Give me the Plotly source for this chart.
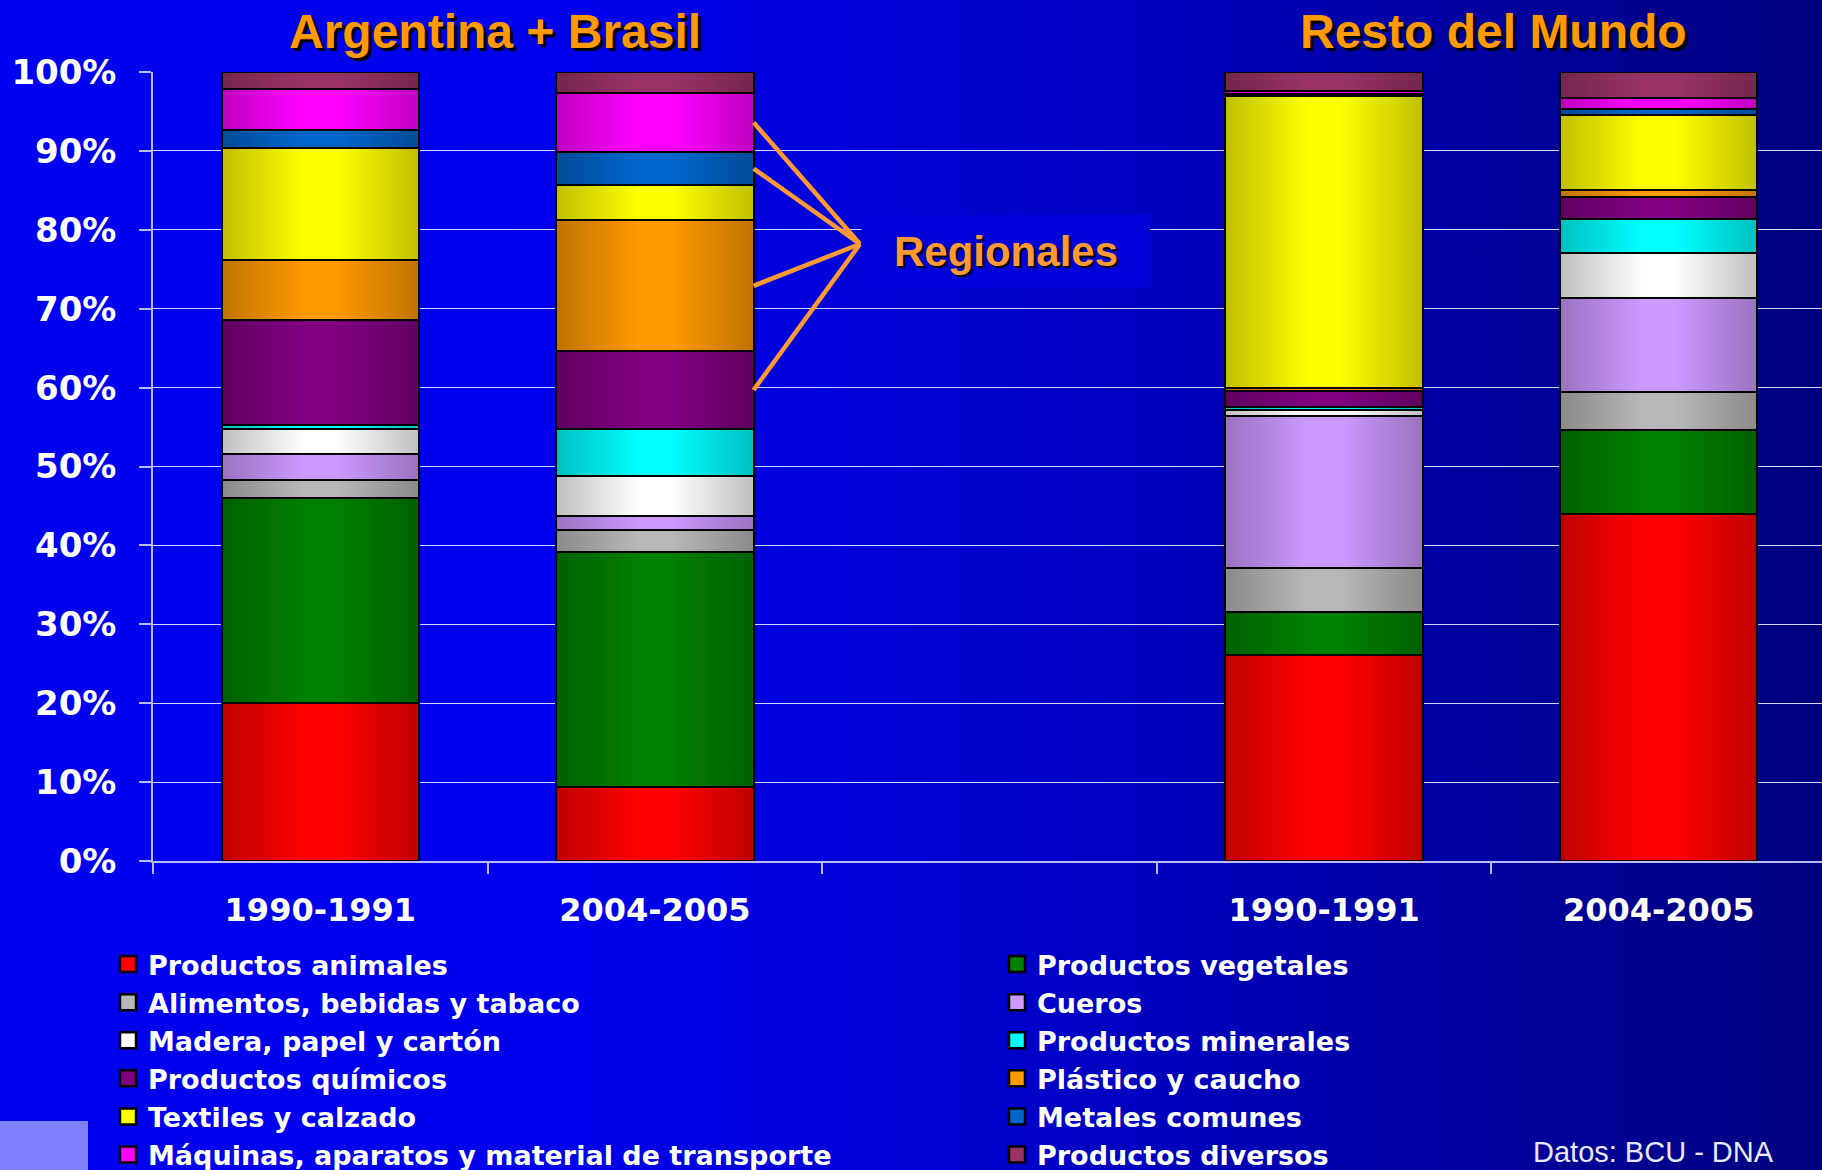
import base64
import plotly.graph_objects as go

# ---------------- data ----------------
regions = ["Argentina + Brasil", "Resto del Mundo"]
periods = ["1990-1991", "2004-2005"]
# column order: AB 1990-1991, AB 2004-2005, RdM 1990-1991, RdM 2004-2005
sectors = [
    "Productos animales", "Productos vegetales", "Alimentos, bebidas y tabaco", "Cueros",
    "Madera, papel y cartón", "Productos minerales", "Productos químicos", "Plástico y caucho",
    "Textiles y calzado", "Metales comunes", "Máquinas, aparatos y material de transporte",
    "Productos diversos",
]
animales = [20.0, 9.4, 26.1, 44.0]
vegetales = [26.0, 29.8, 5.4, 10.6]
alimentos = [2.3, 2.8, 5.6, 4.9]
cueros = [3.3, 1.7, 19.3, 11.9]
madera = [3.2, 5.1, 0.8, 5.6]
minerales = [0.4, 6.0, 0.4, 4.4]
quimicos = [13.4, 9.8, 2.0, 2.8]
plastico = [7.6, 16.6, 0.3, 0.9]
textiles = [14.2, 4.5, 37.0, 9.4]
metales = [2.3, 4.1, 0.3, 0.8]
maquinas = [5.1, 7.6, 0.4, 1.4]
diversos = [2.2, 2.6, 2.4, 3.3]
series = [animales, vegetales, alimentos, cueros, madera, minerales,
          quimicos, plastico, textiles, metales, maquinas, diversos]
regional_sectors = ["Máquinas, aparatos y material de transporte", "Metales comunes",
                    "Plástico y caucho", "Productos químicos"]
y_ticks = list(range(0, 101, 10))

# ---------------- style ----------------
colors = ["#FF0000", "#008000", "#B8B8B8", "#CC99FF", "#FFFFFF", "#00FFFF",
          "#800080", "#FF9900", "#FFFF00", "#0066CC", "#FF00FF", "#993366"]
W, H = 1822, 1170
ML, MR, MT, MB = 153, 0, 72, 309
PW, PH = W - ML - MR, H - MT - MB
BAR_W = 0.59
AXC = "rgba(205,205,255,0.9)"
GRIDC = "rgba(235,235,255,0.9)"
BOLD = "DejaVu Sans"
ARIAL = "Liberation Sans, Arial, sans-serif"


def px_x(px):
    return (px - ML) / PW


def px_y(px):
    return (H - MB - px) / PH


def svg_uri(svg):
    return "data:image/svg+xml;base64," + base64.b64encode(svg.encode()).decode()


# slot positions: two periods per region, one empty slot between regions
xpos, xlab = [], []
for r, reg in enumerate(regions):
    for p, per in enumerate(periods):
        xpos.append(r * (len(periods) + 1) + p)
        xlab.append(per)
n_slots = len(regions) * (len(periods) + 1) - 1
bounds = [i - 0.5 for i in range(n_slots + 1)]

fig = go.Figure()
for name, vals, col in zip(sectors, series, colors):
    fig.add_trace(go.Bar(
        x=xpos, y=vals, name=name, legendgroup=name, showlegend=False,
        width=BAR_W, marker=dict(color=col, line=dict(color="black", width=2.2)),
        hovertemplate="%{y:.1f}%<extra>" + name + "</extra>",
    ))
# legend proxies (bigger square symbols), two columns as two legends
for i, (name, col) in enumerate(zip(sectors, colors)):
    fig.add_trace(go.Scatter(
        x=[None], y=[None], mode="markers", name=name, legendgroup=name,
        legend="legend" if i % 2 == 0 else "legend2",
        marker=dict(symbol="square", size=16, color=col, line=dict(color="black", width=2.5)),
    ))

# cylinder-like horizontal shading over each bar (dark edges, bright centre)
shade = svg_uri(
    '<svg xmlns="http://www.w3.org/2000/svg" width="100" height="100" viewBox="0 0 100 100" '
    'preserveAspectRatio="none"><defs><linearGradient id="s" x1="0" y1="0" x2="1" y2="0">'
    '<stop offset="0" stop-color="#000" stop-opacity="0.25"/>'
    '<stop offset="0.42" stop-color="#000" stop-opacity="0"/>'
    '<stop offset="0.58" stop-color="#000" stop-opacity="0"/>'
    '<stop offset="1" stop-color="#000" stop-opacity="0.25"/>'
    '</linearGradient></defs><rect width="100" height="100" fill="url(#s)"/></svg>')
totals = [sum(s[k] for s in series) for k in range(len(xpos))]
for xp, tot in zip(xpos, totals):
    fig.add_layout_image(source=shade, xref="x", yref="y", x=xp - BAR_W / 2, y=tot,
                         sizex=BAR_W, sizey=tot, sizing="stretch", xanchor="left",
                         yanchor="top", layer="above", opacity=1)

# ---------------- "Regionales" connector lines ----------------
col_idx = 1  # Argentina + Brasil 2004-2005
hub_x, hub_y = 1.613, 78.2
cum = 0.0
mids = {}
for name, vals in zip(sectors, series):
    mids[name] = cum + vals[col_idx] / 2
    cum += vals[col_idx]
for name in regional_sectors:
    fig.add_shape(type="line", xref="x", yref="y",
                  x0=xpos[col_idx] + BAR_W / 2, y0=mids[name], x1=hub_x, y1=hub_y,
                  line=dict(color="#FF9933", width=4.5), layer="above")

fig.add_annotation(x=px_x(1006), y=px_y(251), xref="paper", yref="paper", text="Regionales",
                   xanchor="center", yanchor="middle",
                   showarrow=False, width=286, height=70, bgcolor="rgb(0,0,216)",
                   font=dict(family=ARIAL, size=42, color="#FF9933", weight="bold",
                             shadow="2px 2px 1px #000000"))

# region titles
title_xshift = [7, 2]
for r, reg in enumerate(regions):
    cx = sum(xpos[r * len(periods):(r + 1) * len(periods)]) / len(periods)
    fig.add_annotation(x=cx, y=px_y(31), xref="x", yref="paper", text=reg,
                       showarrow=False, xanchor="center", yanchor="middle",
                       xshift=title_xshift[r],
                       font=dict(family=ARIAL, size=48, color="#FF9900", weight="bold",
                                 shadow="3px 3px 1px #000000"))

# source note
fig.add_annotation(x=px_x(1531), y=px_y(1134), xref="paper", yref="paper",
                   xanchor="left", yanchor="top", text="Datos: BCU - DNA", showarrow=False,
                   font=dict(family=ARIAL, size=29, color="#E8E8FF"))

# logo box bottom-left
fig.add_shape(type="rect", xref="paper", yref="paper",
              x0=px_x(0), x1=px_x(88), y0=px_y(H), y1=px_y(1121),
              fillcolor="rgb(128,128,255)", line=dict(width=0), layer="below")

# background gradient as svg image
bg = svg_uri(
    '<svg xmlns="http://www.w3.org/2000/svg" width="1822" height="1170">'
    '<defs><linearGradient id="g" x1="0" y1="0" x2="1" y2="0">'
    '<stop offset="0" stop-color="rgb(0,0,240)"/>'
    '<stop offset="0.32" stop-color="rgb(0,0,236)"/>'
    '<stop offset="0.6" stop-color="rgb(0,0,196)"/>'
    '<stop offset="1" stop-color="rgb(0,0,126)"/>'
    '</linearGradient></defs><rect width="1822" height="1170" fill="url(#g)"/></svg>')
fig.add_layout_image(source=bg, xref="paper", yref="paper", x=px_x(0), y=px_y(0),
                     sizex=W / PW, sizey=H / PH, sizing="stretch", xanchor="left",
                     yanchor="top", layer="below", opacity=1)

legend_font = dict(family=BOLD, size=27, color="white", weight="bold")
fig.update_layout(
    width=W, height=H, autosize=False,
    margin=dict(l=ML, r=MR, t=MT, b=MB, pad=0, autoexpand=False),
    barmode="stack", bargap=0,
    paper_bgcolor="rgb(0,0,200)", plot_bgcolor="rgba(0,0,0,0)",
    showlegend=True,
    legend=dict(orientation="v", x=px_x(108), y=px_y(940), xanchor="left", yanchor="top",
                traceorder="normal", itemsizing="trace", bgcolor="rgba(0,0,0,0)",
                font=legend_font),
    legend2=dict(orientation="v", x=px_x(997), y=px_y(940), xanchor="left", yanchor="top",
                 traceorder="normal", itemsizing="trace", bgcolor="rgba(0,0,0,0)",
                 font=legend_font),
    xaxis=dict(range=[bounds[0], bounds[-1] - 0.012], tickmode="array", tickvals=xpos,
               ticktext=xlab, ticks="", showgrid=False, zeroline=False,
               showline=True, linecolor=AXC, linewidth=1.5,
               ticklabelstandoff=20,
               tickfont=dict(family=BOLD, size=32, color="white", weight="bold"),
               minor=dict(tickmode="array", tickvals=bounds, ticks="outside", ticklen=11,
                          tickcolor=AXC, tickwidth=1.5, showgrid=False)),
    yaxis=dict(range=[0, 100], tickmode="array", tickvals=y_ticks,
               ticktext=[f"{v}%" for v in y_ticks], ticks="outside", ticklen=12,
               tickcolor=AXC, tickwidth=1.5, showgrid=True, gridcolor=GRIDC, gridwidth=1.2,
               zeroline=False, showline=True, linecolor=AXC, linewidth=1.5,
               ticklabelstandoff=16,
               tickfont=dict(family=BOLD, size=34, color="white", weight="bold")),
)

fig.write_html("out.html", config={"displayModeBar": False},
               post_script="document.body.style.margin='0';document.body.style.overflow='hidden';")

========================================

What to work on:
Exactly restate the lines from the beginning of the data through the line with "import plotly.graph_objects as go", and no others, keeping pictures out.

Result for this exercise:
Give me the Plotly source for this chart.
import base64
import plotly.graph_objects as go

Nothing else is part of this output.